Elmer AlvarezCBS NEWS
The money belonged to New Haven, Connecticut, real estate broker Roberta Hoskie. She recorded her meeting with the good Samaritan.

"I expected to find a guy all nice, clean shaven and blue suit like you," she said.

Instead she got Elmer, who cried when Roberta offered him a reward.

"It shattered the stereotypes," Roberta said.


This all happened about a year ago. But the best part of the story is what has happened since. She helped him find an apartment and paid his rent for seven months until he was back on his feet. She also put him through real estate school, and together, they're now working on a little real estate project. It won't make them a dime, but it could be very rewarding.

In the next year, they plan to build a transitional house for homeless teenagers and young adults that will provide all kinds of services that Elmer said are crucial.

"I know what it is to be homeless. Nobody deserves to live like that," he said.

Roberta could not agree more.






Roberta Hoskie and Elmer Alvarez.CBS NEWS
"Because I remember. I remember what it felt like to be in that shelter," she said.

Before she built her multi-million dollar company, Roberta was also homeless — a teenage mom who worked her way out of poverty and is now offering Elmer a chance to make his dream come true as well. Eventually, he'll serve as an adviser at the transitional house.

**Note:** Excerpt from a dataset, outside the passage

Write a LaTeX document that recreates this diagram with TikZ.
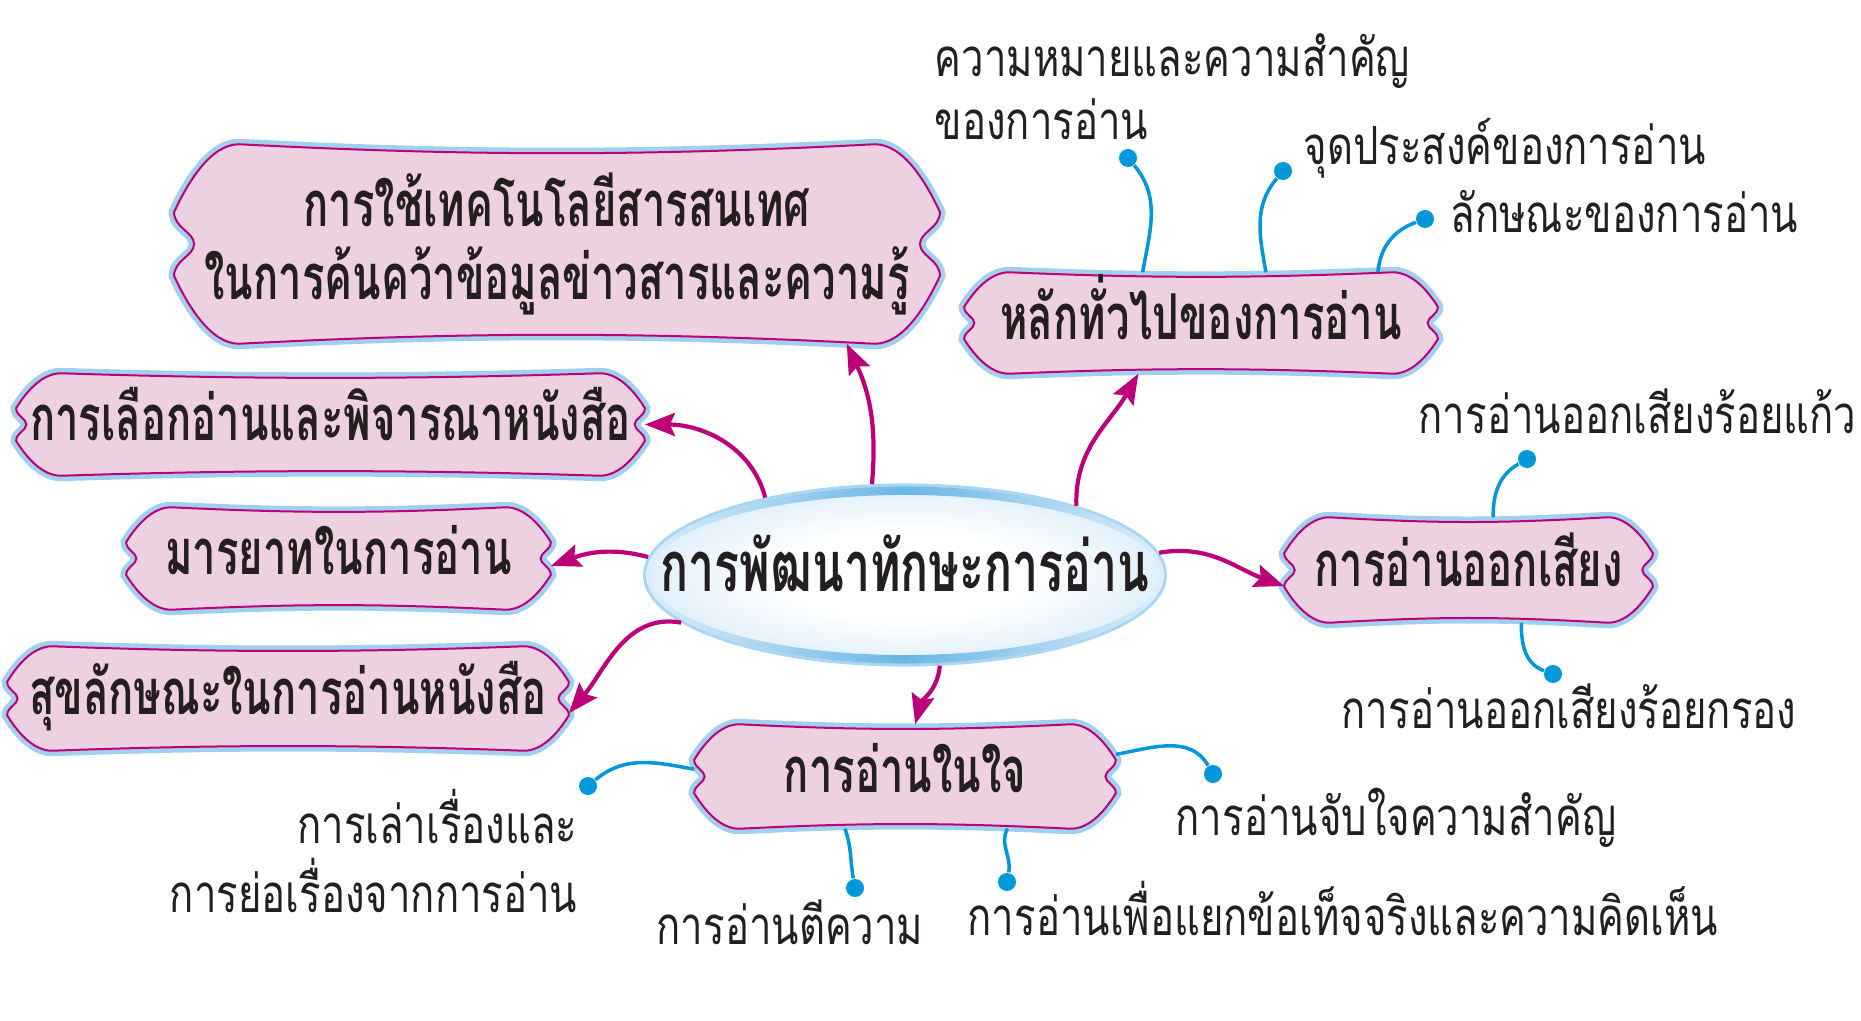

A lost check and a found purpose.


----------



## CarefreeinChicago (Jun 22, 2021)

Awe man someone must be cutting onions


----------



## nysister (Jun 22, 2021)

More about Roberta.



			https://www.blacknews.com/news/roberta-hoskie-black-entrepreneur-reveals-how-she-survived-poverty-homelessness/


----------



## naturalgyrl5199 (Jun 23, 2021)

Feels GOOOOOD.


----------



## lavaflow99 (Jun 23, 2021)

Black Girl Magic


----------



## Leeda.the.Paladin (Jun 24, 2021)

Love this! Thanks for sharing!


----------



## Ganjababy (Jun 25, 2021)

My god. Black women are the business. We are phenomenal!


----------



## larry3344 (Jun 26, 2021)

Woohoo to Roberta


----------



## MizAvalon (Jun 28, 2021)

Come THROUGH Roberta!


----------



## luckiestdestiny (Jun 30, 2021)

WOW. Amazing. I am so happy that the right people met each other: he gave her back her check, she helped to change his life and put him in a position where he doesn't ever have to be homeless again. 

This has me teery eyed.


----------